For the next week or so I started working hard on this assignment through my interest in learning new things here. As I start building off of my proof of concept, suddenly something insane and possibly masochistic comes to mind. What if ... I were to make my own mini version of Hibernate to both abstract my SQL commands into Java methods and take data from a database and convert it to simple classes. The idea blew my mind because I always found it almost magical how tools like Spring and Hibernate abstract complex logic into simple classes using annotations and the Java reflection API. If I could learn to do this myself imagine the type of possibilities it would open for me. Maybe I could build something pretty cool like my own backend framework. The thought of this deeply consumed me and I went into a full frenzy mode, coding hard for this project for long hours each day, learning more about reflection and annotation processing, and falling a bit behind on other schoolwork than I would have liked. Despite this, and the newfound stress from the deadlines and studying I would need to catch up with (which by the way, ended up being just fine ๐Ÿ˜‰) I would say it was 100% worth it from all the new things I learned, and the joy of pursuing my passions. In the end, while my Hibernate clone was admittedly a little crusty and nowhere near as good as Hibernate itself, I learned a ton more about some of the more advanced Java features I didn't know about before and had a ton of fun doing this.

After the project was finished, it was a single question I asked myself, a simple yet powerful one that you too can use to draw inspiration, that led me to the cool and ambitious idea of building Stir. The question was: "What cool thing could I build using the knowledge I just acquired?". This question has been the source of many cool project ideas I've had and certainly hasn't failed me here when it comes to Stir.
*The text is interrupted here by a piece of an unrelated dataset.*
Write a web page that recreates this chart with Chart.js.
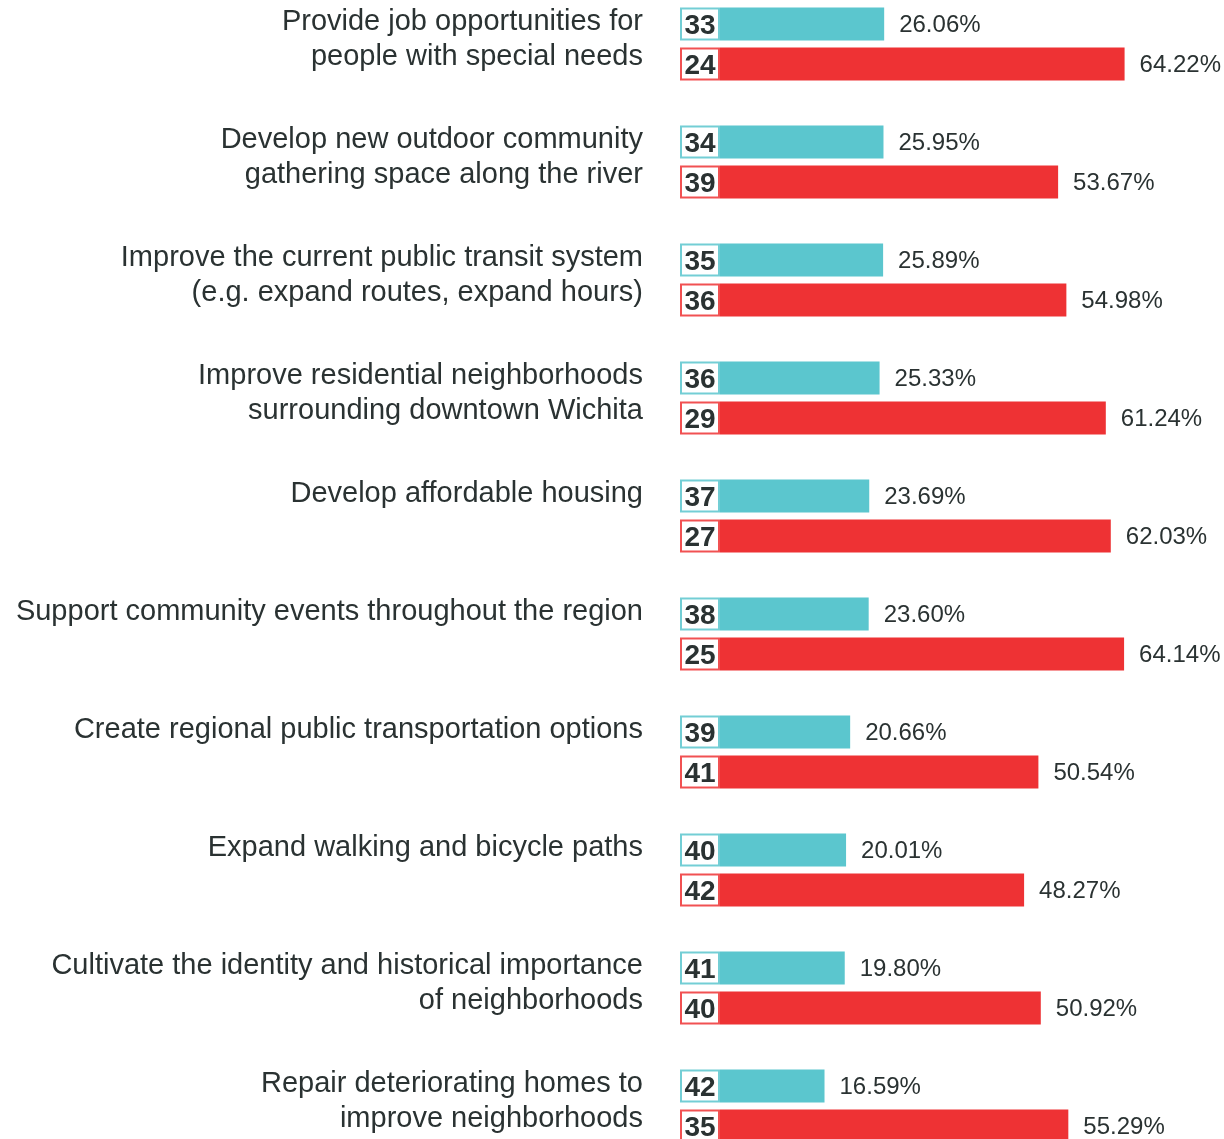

Through this question, various thoughts came to my head but the one that really resonated with me was the idea of using annotations in a class to represent HTML elements that would later be generated from objects. Part of this came from what I've seen going on with Angular components and also a bit of a dislike of Thymeleaf. Nevertheless, it was from here that the idea of Stir came to fruition.

How Stir Was Built

I might try to be a bit briefer and more surface-level after that full novel on the circumstances that led to Stir and how you should follow your passion (I hope that was as interesting to you as I felt it was in my head but if I lost you by now then oh well). I will, however, try my best to give you relevant info on the tools I used and the processes I followed that you could use for your next project. Whether you are a Java developer or not, there are some useful notes here you can take from me that could increase your productivity and potentially the quality of your project.

Design Philosophy

One of the first things I would like to mention was that a good deal of the thought process that was there when building Stir was: "how can I make the best possible experience for my target audience". Thankfully for me, the target audience was myself, a Java developer. From this, I thought hard about "what would this need for it to be something I would genuinely use myself and enjoy in the process?". The answer to this led to my emphasis on trying to make as intuitive of an API as I could with solid documentation, and features to reduce the required amount of code.
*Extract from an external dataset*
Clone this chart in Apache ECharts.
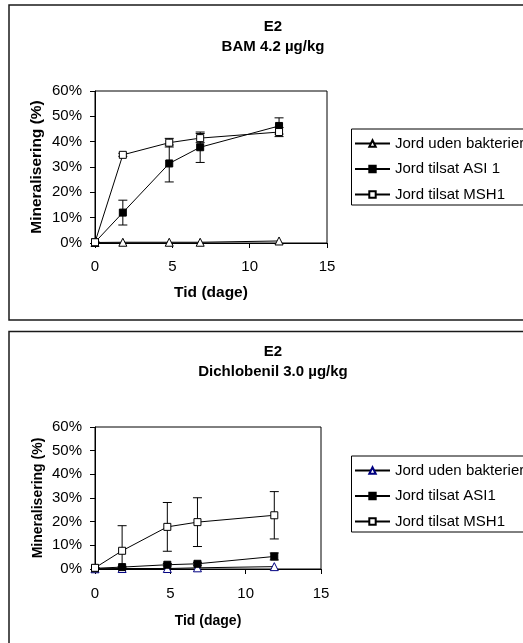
<!DOCTYPE html>
<html lang="da">
<head>
<meta charset="UTF-8">
<title>E2 mineralisering</title>
<script src="https://cdn.jsdelivr.net/npm/echarts@6/dist/echarts.min.js"></script>
<style>
  body { margin: 0; background: #fff; }
  #bamChart { width: 523px; height: 326px; }
  #dcbChart { width: 523px; height: 317px; }
</style>
</head>
<body>
<div id="bamChart"></div>
<div id="dcbChart"></div>
<script>
// Tid (dage) for the sampling points
const days = [0, 1.8, 4.8, 6.8, 11.9];
const xTicks = [0, 5, 10, 15];

// BAM 4.2 µg/kg (% mineralisering)
const bamUden = [0.2, 0.3, 0.3, 0.3, 0.8];
const bamAsi = [0.3, 12.0, 31.4, 37.8, 46.2];
const bamAsiErr = [0, 4.9, 7.3, 6.0, 3.2];
const bamMsh = [0.3, 34.8, 39.6, 41.4, 43.8];
const bamMshErr = [0, 0.6, 1.7, 1.8, 1.8];

// Dichlobenil 3.0 µg/kg (% mineralisering)
const dcbUden = [0.1, 0.2, 0.2, 0.5, 1.0];
const dcbAsi = [0.3, 0.8, 1.8, 2.2, 5.3];
const dcbAsiErr = [0, 0.3, 0.5, 0.6, 1.5];
const dcbMsh = [0.5, 7.7, 17.8, 19.8, 22.7];
const dcbMshErr = [0, 10.6, 10.3, 10.3, 10.0];

const FONT = 'Liberation Sans, Arial, sans-serif';

function pairs(values) {
  return days.map((d, i) => [d, values[i]]);
}

function errData(values, errs) {
  return days.map((d, i) => [d, values[i] - errs[i], values[i] + errs[i]]);
}

// vertical bar with caps, placed through the axes
function errorBarItem(params, api) {
  const x = api.value(0);
  const lo = api.coord([x, api.value(1)]);
  const hi = api.coord([x, api.value(2)]);
  const cap = 4.5;
  const style = { stroke: '#000', lineWidth: 1, fill: null };
  return {
    type: 'group',
    children: [
      { type: 'line', shape: { x1: lo[0], y1: lo[1], x2: hi[0], y2: hi[1] }, style: style },
      { type: 'line', shape: { x1: hi[0] - cap, y1: hi[1], x2: hi[0] + cap, y2: hi[1] }, style: style },
      { type: 'line', shape: { x1: lo[0] - cap, y1: lo[1], x2: lo[0] + cap, y2: lo[1] }, style: style }
    ]
  };
}

function buildOption(cfg) {
  return {
    animation: false,
    textStyle: { fontFamily: FONT },
    graphic: [{
      type: 'rect',
      shape: { x: 9, y: cfg.boxTop, width: 560, height: cfg.boxHeight },
      style: { fill: null, stroke: '#1a1a1a', lineWidth: 1.5 },
      z: -1
    }],
    title: {
      text: cfg.title,
      left: 273,
      top: cfg.titleTop,
      textAlign: 'center',
      padding: 0,
      textStyle: { fontFamily: FONT, fontSize: 15, fontWeight: 'bold', color: '#000', lineHeight: 20 }
    },
    legend: {
      orient: 'vertical',
      left: 351.5,
      top: cfg.legendTop,
      padding: [6, 20, 2, 2.5],
      itemGap: 8.5,
      itemWidth: 35,
      itemHeight: 8,
      borderColor: '#000',
      borderWidth: 1,
      textStyle: { fontFamily: FONT, fontSize: 15, color: '#000', lineHeight: 17 },
      data: cfg.names
    },
    grid: {
      left: 95, top: cfg.gridTop, width: cfg.gridWidth, height: cfg.gridHeight,
      show: true, borderColor: '#000', borderWidth: 1, containLabel: false
    },
    xAxis: {
      type: 'value', min: 0, max: 15, interval: 5,
      name: 'Tid (dage)', nameLocation: 'middle', nameGap: cfg.xNameGap,
      nameTextStyle: { fontFamily: FONT, fontSize: cfg.axisNameSize, fontWeight: 'bold', color: '#000' },
      axisLine: { lineStyle: { color: '#000', width: 1 } },
      axisTick: { length: 5, lineStyle: { color: '#000' } },
      axisLabel: {
        margin: cfg.xLabelMargin, fontSize: 15, color: '#000', fontFamily: FONT,
        customValues: xTicks
      },
      splitLine: { show: false }
    },
    yAxis: {
      type: 'value', min: 0, max: 60, interval: 10,
      name: 'Mineralisering (%)', nameLocation: 'middle', nameGap: cfg.yNameGap,
      nameTextStyle: { fontFamily: FONT, fontSize: cfg.axisNameSize, fontWeight: 'bold', color: '#000' },
      axisLine: { show: true, lineStyle: { color: '#000', width: 1 } },
      axisTick: { show: true, length: 5, lineStyle: { color: '#000' } },
      axisLabel: { margin: 13, fontSize: 15, color: '#000', fontFamily: FONT, formatter: '{value}%' },
      splitLine: { show: false }
    },
    series: [
      {
        type: 'custom', renderItem: errorBarItem, clip: true, z: 1,
        encode: { x: 0, y: [1, 2] }, data: errData(cfg.asi, cfg.asiErr), silent: true
      },
      {
        type: 'custom', renderItem: errorBarItem, clip: true, z: 1,
        encode: { x: 0, y: [1, 2] }, data: errData(cfg.msh, cfg.mshErr), silent: true
      },
      {
        name: cfg.names[0], type: 'line', data: pairs(cfg.uden), z: 3,
        symbol: 'triangle', symbolSize: 8, showAllSymbol: true,
        lineStyle: { color: '#000', width: 1 },
        itemStyle: { color: '#fff', borderColor: cfg.udenColor, borderWidth: 1 }
      },
      {
        name: cfg.names[1], type: 'line', data: pairs(cfg.asi), z: 3,
        symbol: 'rect', symbolSize: 7,
        lineStyle: { color: '#000', width: 1 },
        itemStyle: { color: '#000', borderColor: '#000', borderWidth: 1 }
      },
      {
        name: cfg.names[2], type: 'line', data: pairs(cfg.msh), z: 3,
        symbol: 'rect', symbolSize: 7,
        lineStyle: { color: '#000', width: 1 },
        itemStyle: { color: '#fff', borderColor: '#000', borderWidth: 1 }
      }
    ]
  };
}

const bamChart = echarts.init(document.getElementById('bamChart'));
bamChart.setOption(buildOption({
  title: 'E2\nBAM 4.2 µg/kg',
  titleTop: 17,
  boxTop: 5, boxHeight: 315,
  legendTop: 129,
  gridTop: 91, gridWidth: 232, gridHeight: 152,
  xNameGap: 42, xLabelMargin: 16, yNameGap: 50, axisNameSize: 15.5,
  names: ['Jord uden bakterier', 'Jord tilsat ASI 1', 'Jord tilsat MSH1'],
  udenColor: '#000',
  uden: bamUden, asi: bamAsi, asiErr: bamAsiErr, msh: bamMsh, mshErr: bamMshErr
}));

const dcbChart = echarts.init(document.getElementById('dcbChart'));
dcbChart.setOption(buildOption({
  title: 'E2\nDichlobenil 3.0 µg/kg',
  titleTop: 16,
  boxTop: 5.5, boxHeight: 400,
  legendTop: 130,
  gridTop: 101, gridWidth: 226, gridHeight: 142,
  xNameGap: 45, xLabelMargin: 17, yNameGap: 50, axisNameSize: 14,
  names: ['Jord uden bakterier', 'Jord tilsat ASI1', 'Jord tilsat MSH1'],
  udenColor: '#000080',
  uden: dcbUden, asi: dcbAsi, asiErr: dcbAsiErr, msh: dcbMsh, mshErr: dcbMshErr
}));
</script>
</body>
</html>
While that design philosophy had great impacts on the end project, another design philosophy I had (or lack thereof) has hindered me in some ways. Part of me just wanted to add as many cool features as I could out of interest, excitement, and potentially a fear that Stir wouldn't be good enough in its niche to justify being used. This led to me almost adding totally unrelated and out-of-scope features from the essence of the framework, and design choices that did come into fruition that I admittedly question to this day.

Developmental Practices And Tooling

Project Management

Much of how I organized myself to work on this project came from the agile methodology I learned from school and practiced in my most recent internship (although I honestly slacked off from it later on as the next semester started and I began setting my eyes back to my other goals). Much of this organization came from the use of Zenhub, a GitHub-compatible project management tool I learned from a previous course. Using Zenhub, I set up different sprints (2 week periods where I set on achieving different developmental goals and working on set GitHub issues), created epics (larger goals comprised of a set of related issues), and set estimates for the amount of time for each issue (if possible). From there, I would systematically get goal after goal completed by following this schedule, creating a new branch for every issue, merging the branch when completed, and closing the issue. Following this process would give me a clear direction and keep me going by seeing one issue close after another and progress slowly but surely being made.
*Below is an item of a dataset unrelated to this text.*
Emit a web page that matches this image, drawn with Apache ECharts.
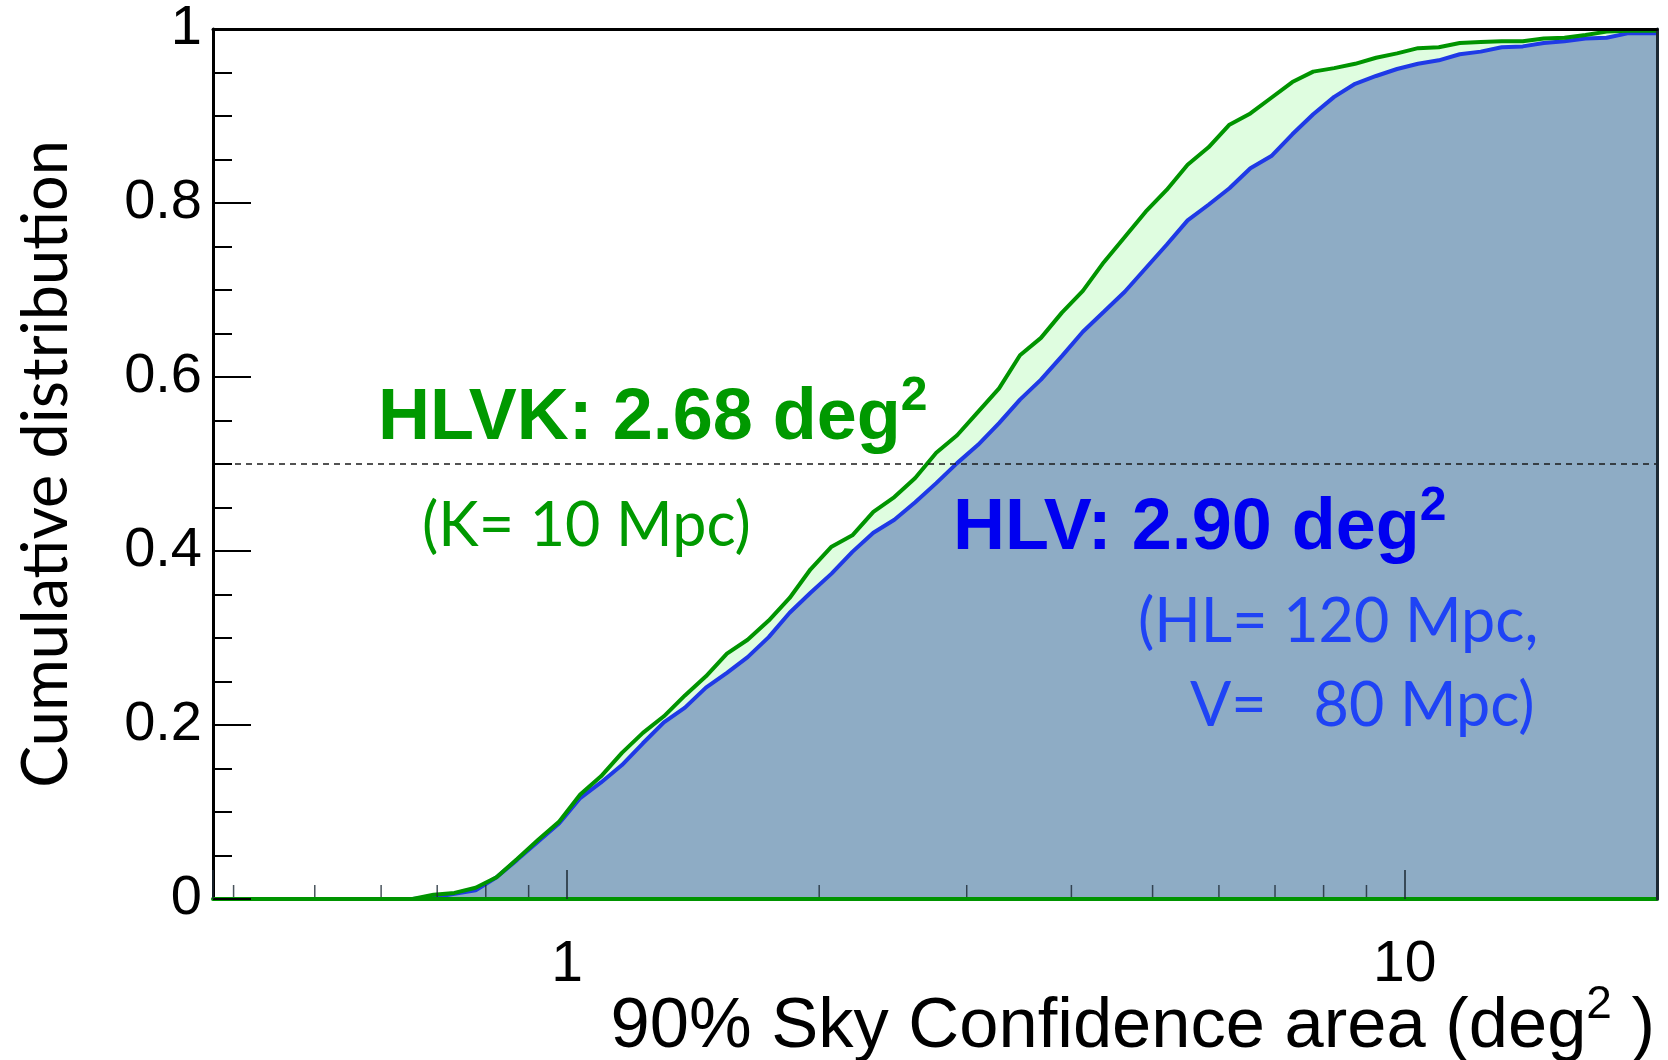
<!DOCTYPE html>
<html>
<head>
<meta charset="utf-8">
<title>90% sky confidence area</title>
<script src="https://cdn.jsdelivr.net/npm/echarts@6/dist/echarts.min.js"></script>
<style>
  html, body { margin: 0; padding: 0; background: #fff; }
  #chart { width: 1668px; height: 1060px; }
</style>
</head>
<body>
<div id="chart"></div>
<script>
// histogram bin centres (deg^2), last entry closes the curve at the axis end
const areas = [
  0.390, 0.413, 0.437, 0.463, 0.491, 0.520, 0.551, 0.583, 0.618, 0.654,
  0.693, 0.734, 0.778, 0.824, 0.872, 0.924, 0.979, 1.037, 1.098, 1.163,
  1.232, 1.305, 1.383, 1.465, 1.552, 1.643, 1.741, 1.844, 1.953, 2.069,
  2.191, 2.321, 2.459, 2.604, 2.759, 2.922, 3.095, 3.279, 3.473, 3.679,
  3.897, 4.128, 4.373, 4.632, 4.906, 5.197, 5.505, 5.831, 6.176, 6.542,
  6.930, 7.341, 7.775, 8.236, 8.724, 9.241, 9.789, 10.37, 10.98, 11.63,
  12.32, 13.05, 13.83, 14.65, 15.51, 16.43, 17.41, 18.44, 19.53, 20.0
];

// cumulative fraction, HLVK network
const hlvk = [
  0, 0, 0, 0, 0, 0, 0, 0, 0, 0,
  0.005, 0.007, 0.013, 0.025, 0.046, 0.068, 0.089, 0.120, 0.141, 0.168,
  0.191, 0.210, 0.234, 0.256, 0.282, 0.298, 0.320, 0.346, 0.379, 0.405,
  0.418, 0.445, 0.462, 0.484, 0.513, 0.533, 0.560, 0.587, 0.625, 0.645,
  0.674, 0.699, 0.732, 0.761, 0.790, 0.815, 0.844, 0.864, 0.890, 0.903,
  0.921, 0.939, 0.951, 0.955, 0.960, 0.967, 0.972, 0.978, 0.979, 0.984,
  0.985, 0.986, 0.986, 0.989, 0.990, 0.993, 0.997, 0.998, 0.998, 0.998
];

// cumulative fraction, HLV network
const hlv = [
  0, 0, 0, 0, 0, 0, 0, 0, 0, 0,
  0.002, 0.006, 0.010, 0.025, 0.045, 0.066, 0.087, 0.116, 0.134, 0.154,
  0.179, 0.203, 0.220, 0.243, 0.260, 0.278, 0.301, 0.329, 0.352, 0.374,
  0.399, 0.421, 0.436, 0.456, 0.478, 0.501, 0.522, 0.547, 0.574, 0.597,
  0.624, 0.652, 0.675, 0.698, 0.725, 0.752, 0.780, 0.798, 0.817, 0.840,
  0.854, 0.879, 0.902, 0.922, 0.937, 0.946, 0.954, 0.960, 0.964, 0.971,
  0.974, 0.979, 0.980, 0.984, 0.986, 0.989, 0.990, 0.995, 0.995, 0.995
];

// small ticks on the log axis
const minorTickValues = [0.4, 0.5, 0.6, 0.7, 0.8, 0.9, 2, 3, 4, 5, 6, 7, 8, 9];

const xMin = 0.378;
const xMax = 20;

const sans = '"Liberation Sans", Arial, Helvetica, sans-serif';
const human = 'Lato, "Open Sans", sans-serif';
const green = '#009400';
const blue = '#1f3ae6';

const hlvkData = areas.map((a, i) => [a, hlvk[i]]);
const hlvData = areas.map((a, i) => [a, hlv[i]]);

// superscript "2" used in the annotations
const supStyle = (color) => ({
  fontSize: 48, fontWeight: 'bold', fontFamily: sans, fill: color,
  height: 28, lineHeight: 28, verticalAlign: 'top'
});

const chart = echarts.init(document.getElementById('chart'));

const option = {
  animation: false,
  grid: { left: 213, top: 29, right: 11, bottom: 161, show: false, outerBoundsMode: 'none' },
  xAxis: [
    {
      type: 'log',
      logBase: 10,
      min: xMin,
      max: xMax,
      z: 5,
      axisLine: { show: true, onZero: false, lineStyle: { color: green, width: 4 } },
      axisTick: { show: true, inside: true, length: 29, lineStyle: { color: '#1c2833', width: 1.5 } },
      splitLine: { show: false },
      axisLabel: {
        margin: 41,
        fontSize: 57,
        lineHeight: 50,
        fontFamily: sans,
        color: '#000',
        formatter: (v) => {
          const l = Math.log10(v);
          return Math.abs(l - Math.round(l)) < 1e-6 ? String(Math.round(v)) : '';
        }
      },
      name: '90% Sky Confidence area (deg{s|2} )',
      nameLocation: 'end',
      nameGap: -2,
      nameMoveOverlap: false,
      nameTextStyle: {
        fontSize: 70.5,
        fontFamily: sans,
        color: '#000',
        align: 'right',
        verticalAlign: 'top',
        padding: [93, 0, 0, 0],
        rich: {
          s: { fontSize: 46, fontFamily: sans, color: '#000', height: 26, lineHeight: 26, verticalAlign: 'top' }
        }
      }
    },
    {
      type: 'log',
      logBase: 10,
      position: 'top',
      min: xMin,
      max: xMax,
      z: 6,
      axisLine: { show: true, onZero: false, lineStyle: { color: '#000', width: 3 } },
      axisTick: { show: false },
      axisLabel: { show: false },
      splitLine: { show: false }
    }
  ],
  yAxis: [
    {
      type: 'value',
      min: 0,
      max: 1,
      interval: 0.2,
      z: 5,
      axisLine: { show: true, onZero: false, lineStyle: { color: '#000', width: 3 } },
      axisTick: { show: true, inside: true, length: 38, lineStyle: { color: '#000', width: 2 } },
      minorTick: { show: true, splitNumber: 4, length: 19, lineStyle: { color: '#000', width: 2 } },
      splitLine: { show: false },
      axisLabel: { margin: 11, fontSize: 56, fontFamily: sans, color: '#000' },
      name: 'Cumulative distribution',
      nameLocation: 'middle',
      nameRotate: 90,
      nameGap: 166,
      nameMoveOverlap: false,
      nameTextStyle: { fontSize: 63, fontFamily: human, color: '#000', verticalAlign: 'middle' }
    },
    {
      type: 'value',
      position: 'right',
      min: 0,
      max: 1,
      z: 6,
      axisLine: { show: true, onZero: false, lineStyle: { color: '#1c2833', width: 3 } },
      axisTick: { show: false },
      axisLabel: { show: false },
      splitLine: { show: false }
    }
  ],
  graphic: [
    {
      type: 'text', x: 378, y: 383, silent: true, z: 20,
      style: {
        text: 'HLVK: 2.68 deg{s|2}',
        fontSize: 72, fontWeight: 'bold', fontFamily: sans, fill: '#009900',
        verticalAlign: 'top', align: 'left',
        rich: { s: supStyle('#009900') }
      }
    },
    {
      type: 'text', x: 422, y: 496, silent: true, z: 20,
      style: { text: '(K= 10 Mpc)', fontSize: 61, fontFamily: human, fill: '#009900', verticalAlign: 'top', align: 'left' }
    },
    {
      type: 'text', x: 953, y: 493, silent: true, z: 20,
      style: {
        text: 'HLV: 2.90 deg{s|2}',
        fontSize: 72, fontWeight: 'bold', fontFamily: sans, fill: '#0000f0',
        verticalAlign: 'top', align: 'left',
        rich: { s: supStyle('#0000f0') }
      }
    },
    {
      type: 'text', x: 1138, y: 592, silent: true, z: 20,
      style: { text: '(HL= 120 Mpc,', fontSize: 61, fontFamily: human, fill: '#1f43f5', verticalAlign: 'top', align: 'left' }
    },
    {
      type: 'text', x: 1190, y: 676, silent: true, z: 20,
      style: { text: 'V=   80 Mpc)', fontSize: 61, fontFamily: human, fill: '#1f43f5', verticalAlign: 'top', align: 'left' }
    }
  ],
  series: [
    {
      name: 'HLVK fill',
      type: 'line',
      data: hlvkData,
      symbol: 'none',
      silent: true,
      z: 1,
      lineStyle: { width: 0, opacity: 0 },
      areaStyle: { color: '#dffde0', opacity: 1 }
    },
    {
      name: 'HLV',
      type: 'line',
      data: hlvData,
      symbol: 'none',
      silent: true,
      z: 2,
      lineStyle: { color: blue, width: 4 },
      areaStyle: { color: '#8eacc5', opacity: 1 }
    },
    {
      name: 'HLVK',
      type: 'line',
      data: hlvkData,
      symbol: 'none',
      silent: true,
      z: 3,
      lineStyle: { color: green, width: 4 },
      markLine: {
        silent: true,
        symbol: 'none',
        label: { show: false },
        lineStyle: { color: '#1a1a1a', type: [6, 5], width: 1.5 },
        data: [{ yAxis: 0.5 }]
      }
    },
    {
      name: 'minor ticks',
      type: 'scatter',
      data: minorTickValues.map((v) => [v, 0]),
      symbol: 'rect',
      symbolSize: [1.5, 14],
      symbolOffset: [0, -7],
      silent: true,
      z: 4,
      itemStyle: { color: '#1c2833' }
    }
  ]
};

chart.setOption(option);
</script>
</body>
</html>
Continuous Integration and Deployment

Outside of this, I used GitHub actions for my continuous integration and deployment pipeline. Using the Maven Jacoco plugin (Jacoco meaning Java code coverage) along with codecov.io, I was able to generate code coverage reports with a nice interface via a GitHub bot. Additionally, I used a GitHub action for continuous deployment to GitHub packages (and later Maven central) upon pushing to master or on creating a release, an action to push my Java docs to GitHub pages, and an action to run my tests upon the creation of a pull request. All of this was fairly easy to set up with just simple YAML files and a quick browse through the GitHub actions marketplace.

Testing

Lastly, I would like to talk about the practices I took regarding testing. Since the project is a library and not an application, it made it much more natural to incorporate test automation. This is because, unlike an application, I don't have anything to run but rather the end product is a set of classes, objects, and methods. The tools I used for testing were JUnit for the test setup and Mockito for creating mock objects. In general, I tried to keep my code coverage at around 80% for the classes that contained the core logic of my library. Meanwhile, for the classes meant to represent HTML elements, I was okay with a lot lower percentage because a lot of those classes were boilerplate/repetitive code like getters, setters, builders, etc that were generated by Lombok anyways. Still, I tried to add tests there for instances of the classes with all the builder fields set for future regression testing and to ensure that I did things correctly. Finally, for some of the more complex features I had to implement, I went about it using a test-driven development approach to try to simplify the process. By nature of test-driven development, I get to slowly build up functionality for that feature, test and ensure that functionality works, and iterate on it. That way, the process of implementing that feature becomes less overwhelming since I take it one step at a time and in the process get to build up my test suite.

What I learned and my Final Takeaways

Overall, there are a lot of lessons you and I can take from the experience I had with this project. On the design side of things, try to commit hard to the niche that you want for your project, not trying to overextend those boundaries and focusing more on fulfilling that niche as well as possible for your target audience. On the technical side of things, I talked about my agile processes, tools, and testing habits that are universal to any project. Lastly, on the philosophical or life skills side of things, I would say the main takeaway from this is to just pursue what you're really interested in and don't be afraid to be ambitious and passionate about things. I'm not sure how well you can relate to this but sometimes I feel like I'm not fully in tune with my ambitiousness and passion for my work because others may not relate to it, as well as just how hectic life can become. However, with this project, I was able to be more in tune with that part of me and was thus able to build something cool like this that I probably wouldn't imagine making before, all while embracing a good side of myself. By embracing this side of myself, I was able to live up to my fullest potential and achieve something pretty great which definitely made a positive impact on my confidence. With all that, I hope you could use my experiences to kickstart a super cool side project of your own and get the inspiration to follow your creative visions and passions.